**Data provided:**

● ● ● ●

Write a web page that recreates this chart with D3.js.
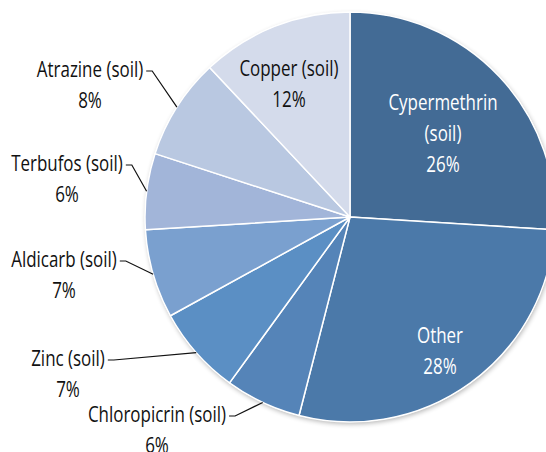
<!DOCTYPE html>
<html>
<head>
<meta charset="utf-8">
<script src="https://cdn.jsdelivr.net/npm/d3@7"></script>
<style>
  html, body { margin: 0; padding: 0; background: #fff; }
  svg { display: block; }
  text { font-family: "Open Sans", "Noto Sans", sans-serif; font-size: 22px; }
</style>
</head>
<body>
<svg id="chart" width="546" height="452"></svg>
<script>
// Pesticide share by soil contaminant (percent), clockwise from 12 o'clock
const categories = ["Cypermethrin (soil)", "Other", "Chloropicrin (soil)", "Zinc (soil)",
                    "Aldicarb (soil)", "Terbufos (soil)", "Atrazine (soil)", "Copper (soil)"];
const shares = [26, 28, 6, 7, 7, 6, 8, 12];
const sliceColors = ["#436b95", "#4b79a9", "#5584b8", "#5b8fc4",
                     "#7aa0cf", "#a2b5d9", "#b9c8e1", "#d4dbeb"];

// Label text lines for each slice
const labelLines = [
  ["Cypermethrin", "(soil)", "26%"],
  ["Other", "28%"],
  ["Chloropicrin (soil)", "6%"],
  ["Zinc (soil)", "7%"],
  ["Aldicarb (soil)", "7%"],
  ["Terbufos (soil)", "6%"],
  ["Atrazine (soil)", "8%"],
  ["Copper (soil)", "12%"]
];

// Label placement: centre x, first baseline y, inside/outside, fill
const labelLayout = [
  { x: 443, y: 110, inside: true,  fill: "#fff" },
  { x: 440, y: 343, inside: true,  fill: "#fff" },
  { x: 157, y: 422, inside: false, fill: "#111" },
  { x: 68,  y: 366, inside: false, fill: "#111" },
  { x: 64,  y: 267, inside: false, fill: "#111" },
  { x: 67,  y: 171, inside: false, fill: "#111" },
  { x: 90,  y: 77,  inside: false, fill: "#111" },
  { x: 289, y: 76,  inside: true,  fill: "#111" }
];

const cx = 350, cy = 217, radius = 205, lineGap = 31;
const condense = 0.77; // horizontal squeeze for a condensed face

const svg = d3.select("#chart");

const defs = svg.append("defs");
const shadow = defs.append("filter").attr("id", "shadow")
  .attr("x", "-10%").attr("y", "-10%").attr("width", "120%").attr("height", "120%");
shadow.append("feGaussianBlur").attr("in", "SourceAlpha").attr("stdDeviation", 2.5);
shadow.append("feOffset").attr("dx", 1).attr("dy", 2).attr("result", "blur");
shadow.append("feComponentTransfer").append("feFuncA").attr("type", "linear").attr("slope", 0.3);
const merge = shadow.append("feMerge");
merge.append("feMergeNode");
merge.append("feMergeNode").attr("in", "SourceGraphic");

const data = categories.map((c, i) => ({ name: c, value: shares[i], i }));

const pie = d3.pie().value(d => d.value).sort(null);
const arcs = pie(data);
const arc = d3.arc().innerRadius(0).outerRadius(radius);

const g = svg.append("g").attr("transform", `translate(${cx},${cy})`);

g.append("circle").attr("r", radius).attr("fill", "#fff").attr("filter", "url(#shadow)");

g.selectAll("path.slice")
  .data(arcs)
  .join("path")
  .attr("class", "slice")
  .attr("d", arc)
  .attr("fill", d => sliceColors[d.data.i])
  .attr("stroke", "#fff")
  .attr("stroke-width", 1.5)
  .attr("stroke-linejoin", "round");

// Labels
const labels = svg.append("g");
arcs.forEach(a => {
  const i = a.data.i;
  const lay = labelLayout[i];
  const t = labels.append("g")
    .attr("transform", `translate(${lay.x},0) scale(${condense},1)`)
    .append("text")
    .attr("text-anchor", "middle")
    .attr("fill", lay.fill);
  labelLines[i].forEach((ln, k) => {
    t.append("tspan").attr("x", 0).attr("y", lay.y + k * lineGap).text(ln);
  });

  if (!lay.inside) {
    // Leader from the end of the first line to the slice edge at its mid-angle
    const first = t.select("tspan").node();
    const w = first.getComputedTextLength() * condense;
    const x0 = lay.x + w / 2 + 3;
    const y0 = lay.y - 6;
    const mid = (a.startAngle + a.endAngle) / 2;
    const ex = cx + radius * Math.sin(mid);
    const ey = cy - radius * Math.cos(mid);
    labels.append("path")
      .attr("d", d3.line()([[x0, y0], [x0 + 6, y0], [ex, ey]]))
      .attr("fill", "none")
      .attr("stroke", "#111")
      .attr("stroke-width", 1.2);
  }
});
</script>
</body>
</html>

● ● ● ●

**Task details:** From the material above, copy everything exactly but the pictures.

**Exercise output:**
Write a web page that recreates this chart with D3.js.
<!DOCTYPE html>
<html>
<head>
<meta charset="utf-8">
<script src="https://cdn.jsdelivr.net/npm/d3@7"></script>
<style>
  html, body { margin: 0; padding: 0; background: #fff; }
  svg { display: block; }
  text { font-family: "Open Sans", "Noto Sans", sans-serif; font-size: 22px; }
</style>
</head>
<body>
<svg id="chart" width="546" height="452"></svg>
<script>
// Pesticide share by soil contaminant (percent), clockwise from 12 o'clock
const categories = ["Cypermethrin (soil)", "Other", "Chloropicrin (soil)", "Zinc (soil)",
                    "Aldicarb (soil)", "Terbufos (soil)", "Atrazine (soil)", "Copper (soil)"];
const shares = [26, 28, 6, 7, 7, 6, 8, 12];
const sliceColors = ["#436b95", "#4b79a9", "#5584b8", "#5b8fc4",
                     "#7aa0cf", "#a2b5d9", "#b9c8e1", "#d4dbeb"];

// Label text lines for each slice
const labelLines = [
  ["Cypermethrin", "(soil)", "26%"],
  ["Other", "28%"],
  ["Chloropicrin (soil)", "6%"],
  ["Zinc (soil)", "7%"],
  ["Aldicarb (soil)", "7%"],
  ["Terbufos (soil)", "6%"],
  ["Atrazine (soil)", "8%"],
  ["Copper (soil)", "12%"]
];

// Label placement: centre x, first baseline y, inside/outside, fill
const labelLayout = [
  { x: 443, y: 110, inside: true,  fill: "#fff" },
  { x: 440, y: 343, inside: true,  fill: "#fff" },
  { x: 157, y: 422, inside: false, fill: "#111" },
  { x: 68,  y: 366, inside: false, fill: "#111" },
  { x: 64,  y: 267, inside: false, fill: "#111" },
  { x: 67,  y: 171, inside: false, fill: "#111" },
  { x: 90,  y: 77,  inside: false, fill: "#111" },
  { x: 289, y: 76,  inside: true,  fill: "#111" }
];

const cx = 350, cy = 217, radius = 205, lineGap = 31;
const condense = 0.77; // horizontal squeeze for a condensed face

const svg = d3.select("#chart");

const defs = svg.append("defs");
const shadow = defs.append("filter").attr("id", "shadow")
  .attr("x", "-10%").attr("y", "-10%").attr("width", "120%").attr("height", "120%");
shadow.append("feGaussianBlur").attr("in", "SourceAlpha").attr("stdDeviation", 2.5);
shadow.append("feOffset").attr("dx", 1).attr("dy", 2).attr("result", "blur");
shadow.append("feComponentTransfer").append("feFuncA").attr("type", "linear").attr("slope", 0.3);
const merge = shadow.append("feMerge");
merge.append("feMergeNode");
merge.append("feMergeNode").attr("in", "SourceGraphic");

const data = categories.map((c, i) => ({ name: c, value: shares[i], i }));

const pie = d3.pie().value(d => d.value).sort(null);
const arcs = pie(data);
const arc = d3.arc().innerRadius(0).outerRadius(radius);

const g = svg.append("g").attr("transform", `translate(${cx},${cy})`);

g.append("circle").attr("r", radius).attr("fill", "#fff").attr("filter", "url(#shadow)");

g.selectAll("path.slice")
  .data(arcs)
  .join("path")
  .attr("class", "slice")
  .attr("d", arc)
  .attr("fill", d => sliceColors[d.data.i])
  .attr("stroke", "#fff")
  .attr("stroke-width", 1.5)
  .attr("stroke-linejoin", "round");

// Labels
const labels = svg.append("g");
arcs.forEach(a => {
  const i = a.data.i;
  const lay = labelLayout[i];
  const t = labels.append("g")
    .attr("transform", `translate(${lay.x},0) scale(${condense},1)`)
    .append("text")
    .attr("text-anchor", "middle")
    .attr("fill", lay.fill);
  labelLines[i].forEach((ln, k) => {
    t.append("tspan").attr("x", 0).attr("y", lay.y + k * lineGap).text(ln);
  });

  if (!lay.inside) {
    // Leader from the end of the first line to the slice edge at its mid-angle
    const first = t.select("tspan").node();
    const w = first.getComputedTextLength() * condense;
    const x0 = lay.x + w / 2 + 3;
    const y0 = lay.y - 6;
    const mid = (a.startAngle + a.endAngle) / 2;
    const ex = cx + radius * Math.sin(mid);
    const ey = cy - radius * Math.cos(mid);
    labels.append("path")
      .attr("d", d3.line()([[x0, y0], [x0 + 6, y0], [ex, ey]]))
      .attr("fill", "none")
      .attr("stroke", "#111")
      .attr("stroke-width", 1.2);
  }
});
</script>
</body>
</html>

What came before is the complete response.